Das ist schon ein seltsamer Begriff für die Bearbeitung von Urlaubsanträgen,
den es inzwischen nicht mehr gibt. Mit dem Umzug nach Berlin kam dann der
Wechsel in den Plenar- und Ausschussassistenzdienst, halbtags zuerst, der Kinder
wegen. Aber klar war schon, dass es vorwärts und aufwärts gehen sollte. Also
besuchte Brigitte Rubbel einen Angestelltenlehrgang, um den Einstieg in den mittleren
Dienst zu schaffen. Und sie bekam als Plenarassistentin die Aufgabe, sich um die protokollarische Betreuung der
Gäste des Bundestagspräsidenten zu kümmern. So kam es, dass man sie vor dem Eingang Ost auf der obersten Treppenstufe
sehen konnte.
Protokoll, das ist immer auch Ritual,
die Dinge haben nach strengen Vorgaben abzulaufen. Das ist eine Frage der Höflichkeit und der Außenwirkung. Und prägt auch die Arbeit der Plenarassistenten. Wenn Brigitte Rubbel — blond, schlank, gepflegt und überhaupt
gut anzusehen — ins blaue Frackkostüm steigt, wird aus ihr kein anderer Mensch,
aber es geschieht doch eine kleine Verwandlung. Und so kommt es, wenn sie doch mal mit rotem Pullover und heller
Hose durch den Bundestag läuft, dass jemand sagt: „Huch, Frau Rubbel, fast
hätte ich Sie nicht erkannt.” Das geschehe aber immer seltener, sagt sie, schließlich
sei sie viel unterwegs in den Häusern und nun schon eine Weile dabei.

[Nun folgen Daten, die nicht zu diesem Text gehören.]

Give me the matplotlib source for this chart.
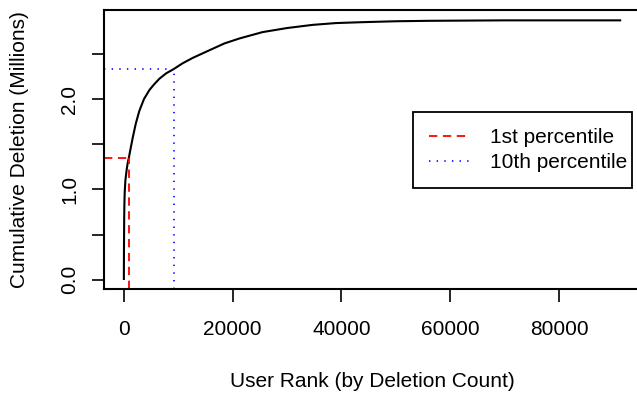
import matplotlib
matplotlib.use("Agg")
import matplotlib.pyplot as plt
from matplotlib.patches import Rectangle

plt.rcParams['font.family'] = ['Liberation Sans', 'DejaVu Sans']
plt.rcParams['lines.scale_dashes'] = False

# user rank vs cumulative deletions (millions)
rank = [1, 10, 30, 60, 100, 150, 280, 520, 700, 913, 1200, 1620, 2200, 2850,
        3700, 4700, 5600, 6540, 7800, 9130, 10800, 12670, 15750, 18500, 21270,
        25500, 30000, 34700, 39000, 43900, 50000, 56260, 70000, 91250]
cum_deletion = [0.01, 0.20, 0.45, 0.68, 0.85, 0.96, 1.10, 1.22, 1.29, 1.35, 1.44, 1.57, 1.73, 1.87,
                2.00, 2.10, 2.165, 2.225, 2.285, 2.33, 2.395, 2.455, 2.54, 2.615, 2.67,
                2.74, 2.785, 2.82, 2.84, 2.85, 2.86, 2.865, 2.87, 2.87]

p1_rank, p1_value = 913, 1.35     # 1st percentile
p10_rank, p10_value = 9130, 2.33  # 10th percentile

yticks = [0.0, 0.5, 1.0, 1.5, 2.0, 2.5]
ytick_labels = ['0.0', '', '1.0', '', '2.0', '']
xticks = [0, 20000, 40000, 60000, 80000]

FS = 15

fig = plt.figure(figsize=(6.37, 3.94), dpi=100)
ax = fig.add_axes([0.1633, 0.2657, 0.8414, 0.7089])

# R style 4% padding
xr = rank[-1] - rank[0]
xmin, xmax = rank[0] - 0.04 * xr, rank[-1] + 0.04 * xr
yr = max(cum_deletion) - min(cum_deletion)
ymin, ymax = min(cum_deletion) - 0.04 * yr, max(cum_deletion) + 0.04 * yr

ax.plot(rank, cum_deletion, color='black', linewidth=1.5)

ax.plot([xmin, p1_rank], [p1_value, p1_value], color='red', linewidth=1.3,
        dashes=(6, 4), label='1st percentile')
ax.plot([p1_rank, p1_rank], [ymin, p1_value], color='red', linewidth=1.3, dashes=(6, 4))
ax.plot([xmin, p10_rank], [p10_value, p10_value], color='blue', linewidth=1.2,
        dashes=(1, 4.5), label='10th percentile')
ax.plot([p10_rank, p10_rank], [ymin, p10_value], color='blue', linewidth=1.2, dashes=(1, 4.5))

ax.set_xlim(xmin, xmax)
ax.set_ylim(ymin, ymax)

ax.set_xticks(xticks)
ax.set_xticklabels([str(x) for x in xticks])
ax.set_yticks(yticks)
ax.set_yticklabels(ytick_labels, rotation=90, va='center')
ax.tick_params(axis='both', direction='out', length=9, width=1.2, labelsize=FS, color='black')
ax.tick_params(axis='x', pad=13)
ax.tick_params(axis='y', pad=9)

for s in ax.spines.values():
    s.set_linewidth(1.5)

ax.set_xlabel('User Rank (by Deletion Count)', fontsize=FS, labelpad=24)
ax.set_ylabel('Cumulative Deletion (Millions)', fontsize=FS, labelpad=22)

# legend box drawn by hand (R legends are tight on the right)
ax.add_patch(Rectangle((0.5765, 0.3626), 0.4085, 0.2722, transform=ax.transAxes,
                       facecolor='white', edgecolor='black', linewidth=1.3, zorder=4))
leg = ax.legend(loc='upper left', bbox_to_anchor=(0.607, 0.577), fontsize=FS,
                frameon=False, handlelength=1.9, handletextpad=1.0, borderpad=0,
                labelspacing=0.3, borderaxespad=0)
leg.set_zorder(5)

fig.savefig('out.png', dpi=100)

Zurzeit vertritt Brigitte Rubbel als stellvertretende Leiterin des Teilsachbereichs Plenar- und Ausschussassistenzdienst
ihren Chef, der erkrankt ist. Heißt, sie sorgt dafür, dass 68 Menschen immer zur richtigen Zeit am richtigen Ort sind,
als Verbindung zwischen dem Plenarsaal und der Außenwelt wirken, den Abgeordneten das Arbeiten erleichtern, bei
den Ausschusssitzungen genauso wie an Plenartagen.